Ray tracing is often used when designing lenses. The position of rays and the lens surfaces are perfectly known as they are designed. It is possible to design a lens that focuses light to a perfect point.
But when you build a real lens, it doesn't behave quite like the design says. It is good enough for many purposes, but if you want accurate results you need to add in diffraction. You get a focal spot, not a focal point.
Laser beams are about as close to perfectly collimated light as you can get. Again you can design with rays that are perfectly collimated. But that isn't quite how a real laser behaves.
Real light is a wave. Light propagates according to a wave equation derived from Maxwell's equations. To properly understand a laser beam, you need to solve the wave equation in a laser cavity.
A laser cavity is (usually) bounded by spherical or flat mirrors. The wavefront matches the curvature of the mirrors. This constraint leads to a Gaussian beam solution.

Image from https://www.rp-photonics.com/gaussian_beams.html
A fundamental property of Gaussian beams is a divergence angle and a beam waist diameter.

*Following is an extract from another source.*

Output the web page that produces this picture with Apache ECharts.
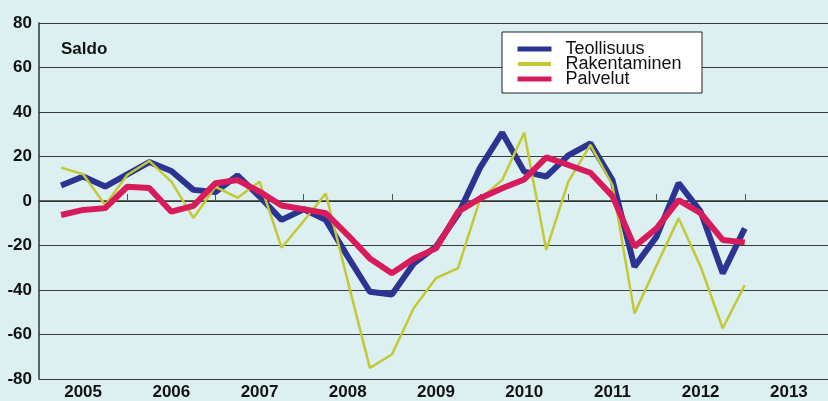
<!DOCTYPE html>
<html>
<head>
<meta charset="utf-8">
<script src="https://cdn.jsdelivr.net/npm/echarts@6/dist/echarts.min.js"></script>
<style>
html,body{margin:0;padding:0;background:#dcf0f1;}
#chart{width:828px;height:401px;}
</style>
</head>
<body>
<div id="chart"></div>
<script>
var years = ['2005','2006','2007','2008','2009','2010','2011','2012','2013'];
var seriesNames = ['Teollisuus','Rakentaminen','Palvelut'];
var yTicks = [-80,-60,-40,-20,0,20,40,60,80];
var teollisuus = [7, 11, 6.5, 12, 17.5, 13.5, 5, 4, 11.5, 2, -8.5, -3.7, -8.5, -25, -40.8, -42, -28, -20.5, -6, 15, 30.7, 13.2, 11, 20.5, 25.9, 9.4, -29.5, -16, 8, -4.8, -32.5, -12.3];
var rakentaminen = [15, 12, -1.8, 11.7, 18, 8.7, -7.6, 6.4, 1.5, 8.7, -21, -9, 3.4, -36, -75, -69, -48, -34.7, -30.2, 1, 9.4, 30.7, -22, 8.7, 25.2, 7.2, -50.5, -29, -7.8, -29.5, -57.2, -37.8];
var palvelut = [-6.3, -4, -3.2, 6.4, 5.8, -4.8, -2.2, 8, 9.4, 4.2, -2, -3.7, -5.5, -15.3, -25.8, -32.5, -25.8, -21.3, -4.8, 1.2, 5.7, 9.7, 19.6, 16.2, 12.7, 2.2, -20.5, -12.3, 0.4, -5.5, -17.5, -18.6];

// quarter-end categories: start of 2005, then every quarter end through 2013
var categories = ['2004Q4'];
years.forEach(function(y){ for (var q=1;q<=4;q++) categories.push(y+'Q'+q); });
var dataQuarters = categories.slice(1, 1 + teollisuus.length);
function pairs(vals){ return vals.map(function(v,i){ return [dataQuarters[i], v]; }); }

var FONT = '"Liberation Sans", Arial, sans-serif';
var chart = echarts.init(document.getElementById('chart'), null, {renderer:'canvas'});
chart.setOption({
  backgroundColor: '#dcf0f1',
  animation: false,
  title: {
    text: 'Saldo', left: 56, top: 36,
    textStyle: {fontFamily: FONT, fontSize: 17, fontWeight: 'bold', color: '#111'}
  },
  graphic: [{
    type: 'rect', z: 3,
    shape: {x: 502, y: 32, width: 200, height: 61},
    style: {fill: '#ffffff', stroke: '#222', lineWidth: 1}
  }],
  legend: {
    z: 5,
    orient: 'vertical', left: 512, top: 35,
    icon: 'rect',
    itemWidth: 34, itemHeight: 5, itemGap: -3,
    data: [
      {name: seriesNames[0]},
      {name: seriesNames[1], itemStyle: {borderColor: '#ffffff', borderWidth: 1}},
      {name: seriesNames[2]}
    ],
    textStyle: {fontFamily: FONT, fontSize: 18, color: '#111', padding: [0,0,0,9]}
  },
  grid: {left: 39, width: 794, top: 23, bottom: 22, containLabel: false, outerBoundsMode: 'none'},
  xAxis: {
    type: 'category', data: categories, boundaryGap: false,
    axisLine: {lineStyle: {color: '#333', width: 1.5}},
    axisTick: {inside: true, length: 7, lineStyle: {color: '#555'},
      interval: function(i){ return i % 4 === 0; }},
    axisLabel: {
      interval: function(i){ return i % 4 === 2; },
      formatter: function(v){ return v.slice(0,4); },
      fontFamily: FONT, fontSize: 17, fontWeight: 'bold', color: '#111', margin: 5
    },
    splitLine: {show: false}
  },
  yAxis: {
    type: 'value', min: yTicks[0], max: yTicks[yTicks.length-1], interval: 20,
    axisLine: {show: true, lineStyle: {color: '#333', width: 1.5}},
    axisTick: {show: false},
    axisLabel: {fontFamily: FONT, fontSize: 17, fontWeight: 'bold', color: '#111', margin: 7},
    splitLine: {lineStyle: {color: '#3a3a3a', width: 1}}
  },
  series: [
    {name: seriesNames[0], type: 'line', data: pairs(teollisuus), symbol: 'none',
     color: '#2b3491', lineStyle: {width: 6, color: '#2b3491'}},
    {name: seriesNames[1], type: 'line', data: pairs(rakentaminen), symbol: 'none',
     color: '#c3c935', lineStyle: {width: 2.5, color: '#c3c935'}},
    {name: seriesNames[2], type: 'line', data: pairs(palvelut), symbol: 'none',
     color: '#d81c5b', lineStyle: {width: 6, color: '#d81c5b'}}
  ]
});
</script>
</body>
</html>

In a Gaussian beam, "rays" follow hyperbolic paths. Almost straight far from the waist, but not quite parallel.
You can focus a Gaussian beam with a lens. The outcome is another Gaussian beam with a much larger divergence angle and a much smaller beam waist.

Image from http://laseristblog.blogspot.com
You can see the uncertainty principle at work. Confining a beam to a small waist reduces the uncertainty of position. It therefore increases the uncertainty of momentum, and therefore increases the divergence angle.